Newsletter - 20 April 2008

Our next Service will be in the Hall (and in the Hall thereafter if attendance remains high), which is good news for all those who had to stand last week. Healing begins at the back of the Hall at 6.45pm and continues until the end of the guest talk. Our healers come with a varied range of healing tools and methods from Hawaiian kahuna to reiki and spiritual healing.

My team and I are looking forward to hearing our Guest Speaker Thubten Lekshe Kunsang on 'The Spirituality of Tibetan Buddhism' Thubten is a Tibetan Buddhist nun, who hails from the Virupa Retreat Centre, and she will have many insights, I am sure, to share with us, about her path.

Our Mediums this coming service are our resident mediums, Fiona and Craig, who come with some great credentials from the Arthur Findlay College in the UK. Our Healing Meditation this week will happen just prior to the mediumship as a way to deepen and strengthen the link with Spirit.

To be announced in the next week - a date for the start of our Mediumship Training Course, which will be held on behalf of the church by our mediums, with 50% of the fee going back to the church funds. I expect the fee to be around $10 a week, which is terrific, considering our resident mediums have been internationally trained. If you have a venue or large lounge room that you would be willing to offer for this course, do let me know. This helps keeps our costs down.

Lesley, our Healing Team leader, will be running a healing circle for those who are keen to do more with their abilities, and make a difference on a service level. Do email her at lesgeoff@aapt.net.au if you would like to be part of this.

We also have wonderful connections with local celebrant, Charles Foley, who you will hear talking about the Spirituality of Grief & Bereavement in coming weeks - who is our officiant at weddings. As Pastor and head of a public church, I am permitted of course to officiate at funerals, memorial services, and at other rites of passage - and look forward to some powerful gatherings to come in 2008. During my time in the USA in the mid-90s, I was ordained as a Minister, and for me, this feels a little like coming home...

So...lots of wonderful possibilities for the church, and we appreciate you contributing your energy! Our future vision is to begin a great choir, offer daytime services, childcare services and a car-pooling service for the elderly who cannot make it to church - and I know this will unfold at its natural pace. Lots to contemplate.....

which reminds me of this article by author Susan Kramer, on the very subject of Contemplation:

When we think about something, we are contemplating. Contemplating what to do next, what would be best, what course to follow.

Contemplation is a most useful skill to develop--as we usually make the wisest choices from forethought.

Before I go to sleep each night, I spend some time reviewing what happened that day, and how I wish to proceed on the issues for the next day. Contemplation is a way to mentally houseclean the day's activities--and prepares the space in thought, for tomorrow's unseen situations.

We can also contemplate on qualities we wish to develop in ourselves. By assessing the pros and cons about a quality, we can determine if it will uplift our lives through making us a better person, Because, as we grow in consciousness, we become more conscious of the greater plan for our life in the world. We attain a more universal overview of life.

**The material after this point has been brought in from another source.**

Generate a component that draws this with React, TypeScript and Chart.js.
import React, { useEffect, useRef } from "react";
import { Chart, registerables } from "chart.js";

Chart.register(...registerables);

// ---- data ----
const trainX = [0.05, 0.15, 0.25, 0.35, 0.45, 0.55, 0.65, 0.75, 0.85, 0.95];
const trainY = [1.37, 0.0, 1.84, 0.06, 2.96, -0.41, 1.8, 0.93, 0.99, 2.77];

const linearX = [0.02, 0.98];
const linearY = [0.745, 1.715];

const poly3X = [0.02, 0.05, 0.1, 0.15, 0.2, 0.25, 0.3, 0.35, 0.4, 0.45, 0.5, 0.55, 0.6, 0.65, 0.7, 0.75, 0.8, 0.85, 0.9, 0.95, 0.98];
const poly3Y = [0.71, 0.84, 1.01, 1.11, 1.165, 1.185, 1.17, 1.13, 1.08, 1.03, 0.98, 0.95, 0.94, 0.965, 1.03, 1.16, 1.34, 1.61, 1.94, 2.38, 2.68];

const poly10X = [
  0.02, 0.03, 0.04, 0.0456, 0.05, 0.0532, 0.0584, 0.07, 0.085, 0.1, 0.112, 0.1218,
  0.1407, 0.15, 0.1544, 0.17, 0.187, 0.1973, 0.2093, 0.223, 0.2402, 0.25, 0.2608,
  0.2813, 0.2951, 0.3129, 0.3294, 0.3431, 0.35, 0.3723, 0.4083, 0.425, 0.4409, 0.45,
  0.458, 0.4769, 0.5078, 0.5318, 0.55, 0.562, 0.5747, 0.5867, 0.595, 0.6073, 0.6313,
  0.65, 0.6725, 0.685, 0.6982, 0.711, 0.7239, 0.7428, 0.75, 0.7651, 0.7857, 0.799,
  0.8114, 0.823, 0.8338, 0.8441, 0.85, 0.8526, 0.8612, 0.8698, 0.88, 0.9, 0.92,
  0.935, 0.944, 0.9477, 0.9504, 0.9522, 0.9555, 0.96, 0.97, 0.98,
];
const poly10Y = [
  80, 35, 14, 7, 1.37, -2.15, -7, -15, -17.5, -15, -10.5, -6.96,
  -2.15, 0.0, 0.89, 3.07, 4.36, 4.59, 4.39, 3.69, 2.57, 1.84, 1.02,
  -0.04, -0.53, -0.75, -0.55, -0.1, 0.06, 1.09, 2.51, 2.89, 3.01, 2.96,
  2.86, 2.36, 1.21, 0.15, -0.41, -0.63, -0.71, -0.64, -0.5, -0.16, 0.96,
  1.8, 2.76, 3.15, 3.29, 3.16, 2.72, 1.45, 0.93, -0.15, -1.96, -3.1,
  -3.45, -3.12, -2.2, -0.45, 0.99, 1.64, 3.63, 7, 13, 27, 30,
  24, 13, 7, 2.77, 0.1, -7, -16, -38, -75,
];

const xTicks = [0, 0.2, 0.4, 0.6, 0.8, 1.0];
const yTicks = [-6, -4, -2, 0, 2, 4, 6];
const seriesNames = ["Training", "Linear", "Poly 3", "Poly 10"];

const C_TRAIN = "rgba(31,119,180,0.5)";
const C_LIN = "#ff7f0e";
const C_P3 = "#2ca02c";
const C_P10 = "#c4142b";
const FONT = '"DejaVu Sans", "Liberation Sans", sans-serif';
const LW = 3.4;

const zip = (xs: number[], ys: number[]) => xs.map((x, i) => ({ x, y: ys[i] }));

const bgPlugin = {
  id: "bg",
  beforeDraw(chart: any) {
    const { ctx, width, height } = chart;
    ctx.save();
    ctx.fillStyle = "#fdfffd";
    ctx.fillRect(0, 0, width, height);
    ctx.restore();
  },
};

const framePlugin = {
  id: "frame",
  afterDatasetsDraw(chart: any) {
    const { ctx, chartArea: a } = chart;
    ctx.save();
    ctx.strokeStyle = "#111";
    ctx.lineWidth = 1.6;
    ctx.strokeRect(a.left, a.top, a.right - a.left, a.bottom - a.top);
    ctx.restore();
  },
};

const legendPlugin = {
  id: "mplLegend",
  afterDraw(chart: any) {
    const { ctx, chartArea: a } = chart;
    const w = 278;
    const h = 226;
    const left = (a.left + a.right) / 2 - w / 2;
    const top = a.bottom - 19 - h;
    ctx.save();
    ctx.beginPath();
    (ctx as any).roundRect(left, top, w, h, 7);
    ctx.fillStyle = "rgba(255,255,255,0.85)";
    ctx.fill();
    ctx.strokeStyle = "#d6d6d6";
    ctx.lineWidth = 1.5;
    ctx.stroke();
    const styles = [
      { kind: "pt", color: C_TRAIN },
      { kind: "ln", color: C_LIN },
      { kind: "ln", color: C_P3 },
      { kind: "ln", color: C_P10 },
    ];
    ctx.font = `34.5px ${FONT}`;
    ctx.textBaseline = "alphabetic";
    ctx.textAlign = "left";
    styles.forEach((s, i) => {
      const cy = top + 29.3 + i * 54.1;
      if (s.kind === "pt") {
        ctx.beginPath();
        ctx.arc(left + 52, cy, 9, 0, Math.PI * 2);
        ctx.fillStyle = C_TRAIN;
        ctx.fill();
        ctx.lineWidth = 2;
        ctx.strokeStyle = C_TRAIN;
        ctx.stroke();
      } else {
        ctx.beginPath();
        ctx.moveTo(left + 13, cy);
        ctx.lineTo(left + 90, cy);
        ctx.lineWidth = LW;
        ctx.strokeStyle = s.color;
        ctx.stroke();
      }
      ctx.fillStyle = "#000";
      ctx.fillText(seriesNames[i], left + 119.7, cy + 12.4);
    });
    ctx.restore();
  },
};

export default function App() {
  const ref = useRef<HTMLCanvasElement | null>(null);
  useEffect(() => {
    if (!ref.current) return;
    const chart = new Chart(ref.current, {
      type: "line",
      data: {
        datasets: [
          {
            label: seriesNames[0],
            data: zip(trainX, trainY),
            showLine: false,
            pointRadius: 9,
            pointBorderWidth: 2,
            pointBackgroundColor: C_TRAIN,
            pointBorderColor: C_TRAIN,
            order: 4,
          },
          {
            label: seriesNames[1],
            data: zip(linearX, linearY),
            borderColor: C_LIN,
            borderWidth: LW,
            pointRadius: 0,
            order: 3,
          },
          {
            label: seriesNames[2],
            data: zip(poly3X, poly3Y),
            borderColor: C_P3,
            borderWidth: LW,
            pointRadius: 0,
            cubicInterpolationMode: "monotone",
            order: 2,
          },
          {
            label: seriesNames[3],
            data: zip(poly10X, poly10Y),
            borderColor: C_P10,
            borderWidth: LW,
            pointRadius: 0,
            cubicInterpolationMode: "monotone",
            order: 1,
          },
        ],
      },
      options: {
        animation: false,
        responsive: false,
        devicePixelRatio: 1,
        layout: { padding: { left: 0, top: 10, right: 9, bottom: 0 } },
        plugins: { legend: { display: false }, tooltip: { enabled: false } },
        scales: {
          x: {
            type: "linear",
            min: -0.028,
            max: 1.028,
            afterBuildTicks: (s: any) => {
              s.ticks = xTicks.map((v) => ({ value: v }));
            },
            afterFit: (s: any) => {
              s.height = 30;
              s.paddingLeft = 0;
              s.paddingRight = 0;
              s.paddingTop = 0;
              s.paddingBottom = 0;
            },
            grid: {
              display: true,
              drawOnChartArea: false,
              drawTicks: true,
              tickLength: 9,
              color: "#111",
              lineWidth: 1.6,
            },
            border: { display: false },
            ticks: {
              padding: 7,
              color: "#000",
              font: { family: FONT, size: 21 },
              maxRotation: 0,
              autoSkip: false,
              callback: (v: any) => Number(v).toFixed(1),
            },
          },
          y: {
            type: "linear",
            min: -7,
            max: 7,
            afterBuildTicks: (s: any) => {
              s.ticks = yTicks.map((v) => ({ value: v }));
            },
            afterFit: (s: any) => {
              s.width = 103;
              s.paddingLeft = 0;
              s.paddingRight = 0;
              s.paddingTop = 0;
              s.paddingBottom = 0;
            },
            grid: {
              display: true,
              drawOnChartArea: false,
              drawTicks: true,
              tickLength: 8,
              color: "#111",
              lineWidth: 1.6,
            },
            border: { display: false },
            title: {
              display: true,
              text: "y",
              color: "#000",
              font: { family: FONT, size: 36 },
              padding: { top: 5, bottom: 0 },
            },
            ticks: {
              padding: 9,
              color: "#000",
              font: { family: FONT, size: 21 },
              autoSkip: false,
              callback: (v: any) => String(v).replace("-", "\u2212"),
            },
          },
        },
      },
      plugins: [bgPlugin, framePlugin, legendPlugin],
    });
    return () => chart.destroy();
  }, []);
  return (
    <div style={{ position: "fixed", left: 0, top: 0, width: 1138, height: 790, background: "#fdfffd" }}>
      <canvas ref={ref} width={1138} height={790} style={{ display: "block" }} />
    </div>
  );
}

Contemplation serves as a clearing house in our mind. We bring out a situation for review, process it, and then pass it on into usefulness or discard it as unusable for us. Or maybe send it back into our memory storage to be brought forward at another time.

Contemplation also buys us time to think over and digest new ideas that may come from outside sources--other people or the media.

Contemplation gives us the time to allow a good solution to come to mind. If we are in a hurry or pressured to make a decision quickly, we might not instantly come up with the most useful answer. But if we instead say--I'll think that over and let you know later--tomorrow or next week or whatever future date we choose, then our mind will have time to digest, mull over the situation, and come up with the most workable solution.

As we contemplate we can take notes on ideas that come to mind. Writing down my ideas while contemplating helps me evaluate the best course to follow. I look over my notes and decide the pros and cons of each idea before making an important decision.

As we progress in upgrading our consciousness through sticking to the virtues and truths we have decided to follow, we will more quickly be able to make the best decision when called upon to decide spontaneously.

As we upgrade our consciousness

our conscious decisions become more spontaneously

for the best

Time spent in contemplation

uses our mind optimally

Stirs our thoughts and sifts out the dross

Leaving just the right answer for us

each time........


My team and I wish you a powerful, loving and harmless week and we hope to see you at Service!